• _DATA SEGMENT_:
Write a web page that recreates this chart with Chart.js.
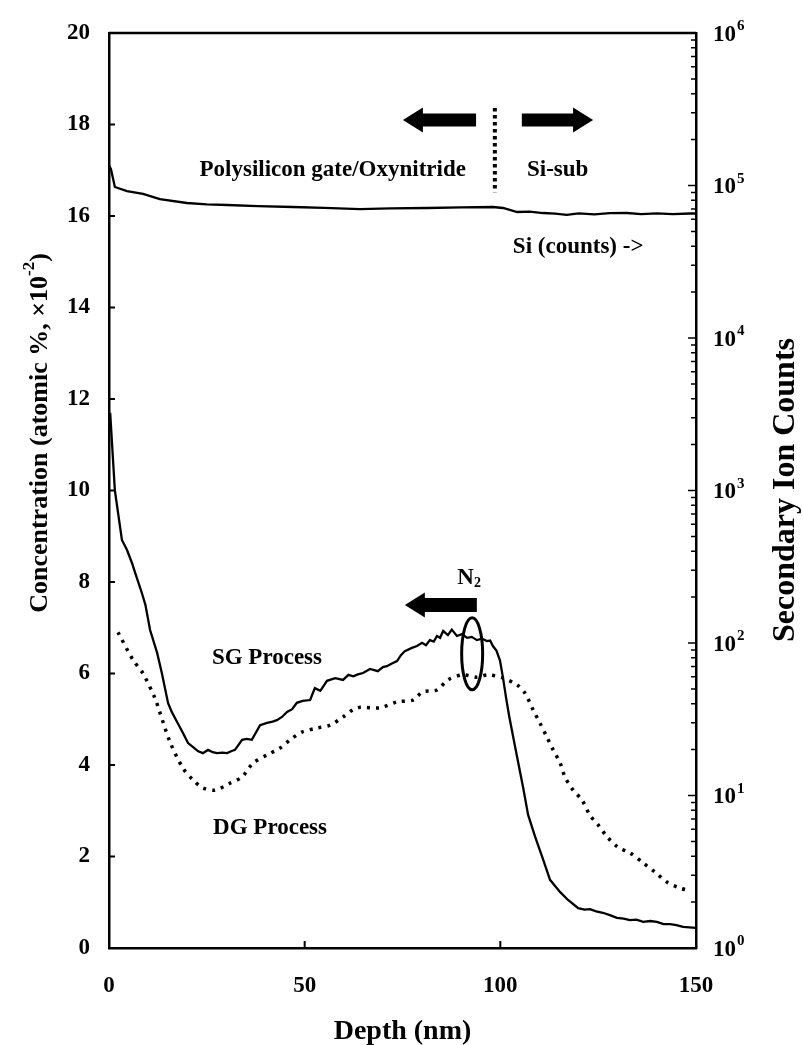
<!DOCTYPE html>
<html>
<head>
<meta charset="utf-8">
<script src="https://cdn.jsdelivr.net/npm/chart.js@4.4.1/dist/chart.umd.min.js"></script>
<style>
  html, body { margin: 0; padding: 0; background: #fff; }
  #wrap { width: 803px; height: 1045px; }
</style>
</head>
<body>
<div id="wrap"><canvas id="chart" width="803" height="1045"></canvas></div>
<script>
// depth axis (nm) and the two concentration profiles (atomic %, x10^-2)
const depthTicks = [0, 50, 100, 150];
const concTicks = [0, 2, 4, 6, 8, 10, 12, 14, 16, 18, 20];
const countDecades = [0, 1, 2, 3, 4, 5, 6];

const sgDepth = [0.3, 1.5, 3.3, 4.6, 5.9, 6.6, 8.4, 9.3, 10.5, 12.3, 13.5, 15.1, 16.1, 17.4, 18.9,
  20.2, 21.5, 22.8, 24.0, 25.3, 26.5, 27.6, 29.0, 30.2, 31.2, 32.2, 34.0, 35.2, 36.5, 38.6,
  40.4, 41.8, 42.9, 44.2, 45.5, 46.8, 48.0, 49.5, 51.4, 52.6, 54.0, 55.7, 57.8, 59.8, 61.2,
  62.4, 63.6, 64.9, 66.7, 68.7, 70.0, 71.0, 72.3, 73.6, 74.6, 75.6, 77.4, 78.7, 80.0, 81.0,
  82.0, 83.0, 83.8, 84.6, 85.4, 86.6, 87.6, 88.9, 90.2, 91.5, 92.7, 94.0, 95.3, 96.6, 97.4,
  98.1, 99.0, 99.9, 100.7, 101.5, 102.3, 103.2, 104.3, 105.8, 107.1, 108.9, 110.7, 112.7,
  115.3, 117.3, 119.9, 121.5, 122.9, 124.5, 126.2, 128.0, 129.8, 131.5, 133.1, 134.8, 136.5,
  138.3, 140.0, 141.7, 143.4, 145.0, 146.7, 148.3, 150.0];
const sgConc = [11.7, 10.0, 8.92, 8.70, 8.41, 8.22, 7.76, 7.5, 6.95, 6.45, 6.01, 5.35, 5.15, 4.94, 4.70,
  4.48, 4.39, 4.30, 4.26, 4.33, 4.28, 4.26, 4.27, 4.26, 4.30, 4.33, 4.55, 4.57, 4.55, 4.87,
  4.92, 4.95, 4.98, 5.05, 5.16, 5.22, 5.36, 5.40, 5.42, 5.68, 5.62, 5.84, 5.90, 5.86, 5.97,
  5.94, 5.98, 6.01, 6.10, 6.05, 6.14, 6.16, 6.22, 6.27, 6.40, 6.49, 6.56, 6.60, 6.67, 6.62,
  6.73, 6.70, 6.82, 6.78, 6.93, 6.84, 6.96, 6.82, 6.86, 6.78, 6.80, 6.73, 6.76, 6.71, 6.72,
  6.60, 6.50, 6.29, 5.90, 5.45, 5.05, 4.65, 4.17, 3.52, 2.91, 2.43, 1.99, 1.49,
  1.22, 1.05, 0.87, 0.84, 0.85, 0.80, 0.77, 0.72, 0.66, 0.64, 0.61, 0.62, 0.57,
  0.59, 0.57, 0.52, 0.52, 0.50, 0.46, 0.45, 0.44];

const dgDepth = [2.3, 6.1, 8.7, 11.8, 12.8, 15.6, 18.9, 21.5, 24.0, 27.1, 30.9, 34.0, 36.8, 40.4,
  43.7, 46.3, 49.3, 53.2, 56.5, 59.8, 63.4, 69.3, 73.6, 77.7, 80.2, 83.8, 86.6, 90.2, 94.0,
  96.9, 100.7, 104.3, 106.3, 108.4, 110.1, 111.9, 113.5, 115.3, 116.5, 118.6, 120.9, 122.9,
  125.0, 127.3, 130.1, 133.1, 136.5, 139.5, 142.6, 145.9, 148.5];
const dgConc = [6.9, 6.3, 6.0, 5.45, 5.2, 4.5, 3.93, 3.67, 3.50, 3.45, 3.60, 3.74, 4.04, 4.22,
  4.37, 4.55, 4.72, 4.81, 4.87, 5.05, 5.25, 5.25, 5.38, 5.42, 5.60, 5.64, 5.86, 5.97, 5.92,
  5.97, 5.90, 5.75, 5.57, 5.20, 4.92, 4.61, 4.33, 4.04, 3.74, 3.45, 3.23, 2.90,
  2.69, 2.43, 2.20, 2.08, 1.86, 1.66, 1.44, 1.31, 1.25];

// Si secondary ion counts (right, log axis)
const siDepth = [0, 0.5, 1.5, 4.6, 8.7, 13.0, 19.9, 25.0, 30.2, 38.0, 47.0, 55.0, 64.1, 72.0, 81.3,
  90.0, 98.1, 100.7, 104.3, 107.5, 110.9, 114.0, 117.0, 120.0, 124.0, 128.0, 132.4, 136.0,
  140.0, 144.0, 148.5, 150.0];
const siCounts = [136000, 128000, 97800, 92000, 88000, 81500, 76800, 75200, 74500, 73200, 72300,
  71300, 70100, 70900, 71200, 71800, 72300, 71200, 67000, 67500, 66000, 65400, 64100, 65600,
  64600, 65800, 66000, 65000, 65700, 64900, 65500, 65500];

const FONT = '"Liberation Serif", "Times New Roman", serif';

function pts(xs, ys) {
  return xs.map((x, i) => ({ x: x, y: ys[i] }));
}

function arrow(ctx, tail, tip, y, shaft, headH, headL) {
  const dir = Math.sign(tip - tail);
  const hb = tip - dir * headL;
  ctx.beginPath();
  ctx.moveTo(tail, y - shaft / 2);
  ctx.lineTo(hb, y - shaft / 2);
  ctx.lineTo(hb, y - headH / 2);
  ctx.lineTo(tip, y);
  ctx.lineTo(hb, y + headH / 2);
  ctx.lineTo(hb, y + shaft / 2);
  ctx.lineTo(tail, y + shaft / 2);
  ctx.closePath();
  ctx.fill();
}

const decorations = {
  id: "decorations",
  afterDraw(chart) {
    const ctx = chart.ctx;
    const a = chart.chartArea;
    const xs = chart.scales.x, ys = chart.scales.y, y2 = chart.scales.y2;
    const X = v => xs.getPixelForValue(v);
    const Y = v => ys.getPixelForValue(v);

    ctx.save();
    ctx.strokeStyle = "#000";
    ctx.fillStyle = "#000";

    // top frame line
    ctx.lineWidth = 2.5;
    ctx.beginPath();
    ctx.moveTo(a.left, a.top);
    ctx.lineTo(a.right, a.top);
    ctx.stroke();

    // inward tick marks
    ctx.lineWidth = 2;
    ctx.beginPath();
    concTicks.forEach(v => {
      const y = Y(v);
      ctx.moveTo(a.left, y);
      ctx.lineTo(a.left + 6, y);
    });
    depthTicks.forEach(v => {
      const x = X(v);
      ctx.moveTo(x, a.bottom);
      ctx.lineTo(x, a.bottom - 7);
    });
    ctx.stroke();
    ctx.lineWidth = 1.5;
    ctx.beginPath();
    for (let k = 0; k < 6; k++) {
      for (let m = 1; m <= 9; m++) {
        const y = y2.getPixelForValue(m * Math.pow(10, k));
        ctx.moveTo(a.right, y);
        ctx.lineTo(a.right - (m === 1 ? 8 : 5), y);
      }
    }
    ctx.stroke();

    // right tick labels 10^n
    countDecades.forEach(k => {
      const y = y2.getPixelForValue(Math.pow(10, k));
      ctx.font = "bold 23px " + FONT;
      ctx.textAlign = "left";
      ctx.textBaseline = "alphabetic";
      ctx.fillText("10", 713, y + 7.5);
      const w = ctx.measureText("10").width;
      ctx.font = "bold 15px " + FONT;
      ctx.fillText(String(k), 713 + w + 1, y - 3);
    });

    // axis titles
    ctx.font = "bold 28px " + FONT;
    ctx.textAlign = "center";
    ctx.textBaseline = "alphabetic";
    ctx.fillText("Depth (nm)", (a.left + a.right) / 2, 1039);

    // left title with superscript
    ctx.save();
    ctx.translate(40, 433);
    ctx.rotate(-Math.PI / 2);
    const big = "bold 26px " + FONT, small = "bold 17px " + FONT;
    const parts = [["Concentration (atomic %, \u00d710", big, 0], ["-2", small, -10], [")", big, 0]];
    let total = 0;
    parts.forEach(p => { ctx.font = p[1]; total += ctx.measureText(p[0]).width; });
    let cx = -total / 2;
    ctx.textAlign = "left";
    ctx.textBaseline = "middle";
    parts.forEach(p => {
      ctx.font = p[1];
      ctx.fillText(p[0], cx, p[2]);
      cx += ctx.measureText(p[0]).width;
    });
    ctx.restore();

    // right title
    ctx.save();
    ctx.translate(786, 490);
    ctx.rotate(-Math.PI / 2);
    ctx.font = "bold 32px " + FONT;
    ctx.textAlign = "center";
    ctx.textBaseline = "middle";
    ctx.fillText("Secondary Ion Counts", 0, 0);
    ctx.restore();

    // region labels, arrows and divider
    ctx.font = "bold 23px " + FONT;
    ctx.textBaseline = "middle";
    ctx.textAlign = "right";
    ctx.fillText("Polysilicon gate/Oxynitride", X(91.2), Y(17.0));
    ctx.textAlign = "left";
    ctx.fillText("Si-sub", X(106.8), Y(17.0));
    ctx.fillText("Si (counts) ->", X(103.2), Y(15.32));
    ctx.fillText("SG Process", X(26.3), Y(6.34));
    ctx.fillText("DG Process", X(26.6), Y(2.62));

    arrow(ctx, X(93.8), X(75.1), Y(18.1), 13, 25, 20);
    arrow(ctx, X(105.5), X(123.7), Y(18.1), 13, 25, 20);
    arrow(ctx, X(94.0), X(75.6), Y(7.5), 14, 25, 20);

    ctx.save();
    ctx.lineWidth = 4;
    ctx.setLineDash([3.5, 3.5]);
    ctx.beginPath();
    ctx.moveTo(X(98.6), Y(18.36));
    ctx.lineTo(X(98.6), Y(16.52));
    ctx.stroke();
    ctx.restore();

    // N2 label and ellipse
    ctx.font = "bold 23px " + FONT;
    ctx.textAlign = "left";
    ctx.textBaseline = "alphabetic";
    const nx = X(89.0), ny = Y(7.95);
    ctx.fillText("N", nx, ny);
    const nw = ctx.measureText("N").width;
    ctx.font = "bold 14px " + FONT;
    ctx.fillText("2", nx + nw, ny + 3);

    ctx.lineWidth = 3;
    ctx.beginPath();
    ctx.ellipse(X(92.8), Y(6.43), 10.5, 36, 0, 0, Math.PI * 2);
    ctx.stroke();

    ctx.restore();
  }
};

const borderOpts = { display: true, color: "#000", width: 2.5 };
const tickFont = { family: FONT, size: 23, weight: "bold" };

new Chart(document.getElementById("chart"), {
  type: "line",
  data: {
    datasets: [
      {
        label: "SG Process",
        data: pts(sgDepth, sgConc),
        yAxisID: "y",
        borderColor: "#000",
        borderWidth: 2.3,
        pointRadius: 0,
        tension: 0
      },
      {
        label: "DG Process",
        data: pts(dgDepth, dgConc),
        yAxisID: "y",
        borderColor: "#000",
        borderWidth: 3.5,
        borderDash: [3, 6],
        pointRadius: 0,
        tension: 0.3
      },
      {
        label: "Si (counts)",
        data: pts(siDepth, siCounts),
        yAxisID: "y2",
        borderColor: "#000",
        borderWidth: 2.3,
        pointRadius: 0,
        tension: 0
      }
    ]
  },
  options: {
    responsive: false,
    animation: false,
    layout: { padding: { top: 33, left: 0, right: 0, bottom: 0 } },
    plugins: {
      legend: { display: false },
      tooltip: { enabled: false }
    },
    scales: {
      x: {
        type: "linear",
        min: 0,
        max: 150,
        grid: { display: false, drawTicks: false },
        border: borderOpts,
        afterBuildTicks: s => { s.ticks = depthTicks.map(v => ({ value: v })); },
        ticks: { color: "#000", font: tickFont, padding: 24, maxRotation: 0 },
        afterFit: s => { s.height = 97; }
      },
      y: {
        type: "linear",
        position: "left",
        min: 0,
        max: 20,
        grid: { display: false, drawTicks: false },
        border: borderOpts,
        afterBuildTicks: s => { s.ticks = concTicks.map(v => ({ value: v })); },
        ticks: { color: "#000", font: tickFont, padding: 19 },
        afterFit: s => { s.width = 109; }
      },
      y2: {
        type: "logarithmic",
        position: "right",
        min: 1,
        max: 1000000,
        grid: { display: false, drawTicks: false },
        border: borderOpts,
        ticks: { display: false },
        afterFit: s => { s.width = 107; }
      }
    }
  },
  plugins: [decorations]
});
</script>
</body>
</html>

• _REQUIREMENT_:
The lines from the top of the data above through the one holding "const countDecades = [0, 1, 2, 3, 4, 5, 6];" are to be repeated exactly, and only those, with no pictures.

• _EXPECTED ANSWER_:
Write a web page that recreates this chart with Chart.js.
<!DOCTYPE html>
<html>
<head>
<meta charset="utf-8">
<script src="https://cdn.jsdelivr.net/npm/chart.js@4.4.1/dist/chart.umd.min.js"></script>
<style>
  html, body { margin: 0; padding: 0; background: #fff; }
  #wrap { width: 803px; height: 1045px; }
</style>
</head>
<body>
<div id="wrap"><canvas id="chart" width="803" height="1045"></canvas></div>
<script>
// depth axis (nm) and the two concentration profiles (atomic %, x10^-2)
const depthTicks = [0, 50, 100, 150];
const concTicks = [0, 2, 4, 6, 8, 10, 12, 14, 16, 18, 20];
const countDecades = [0, 1, 2, 3, 4, 5, 6];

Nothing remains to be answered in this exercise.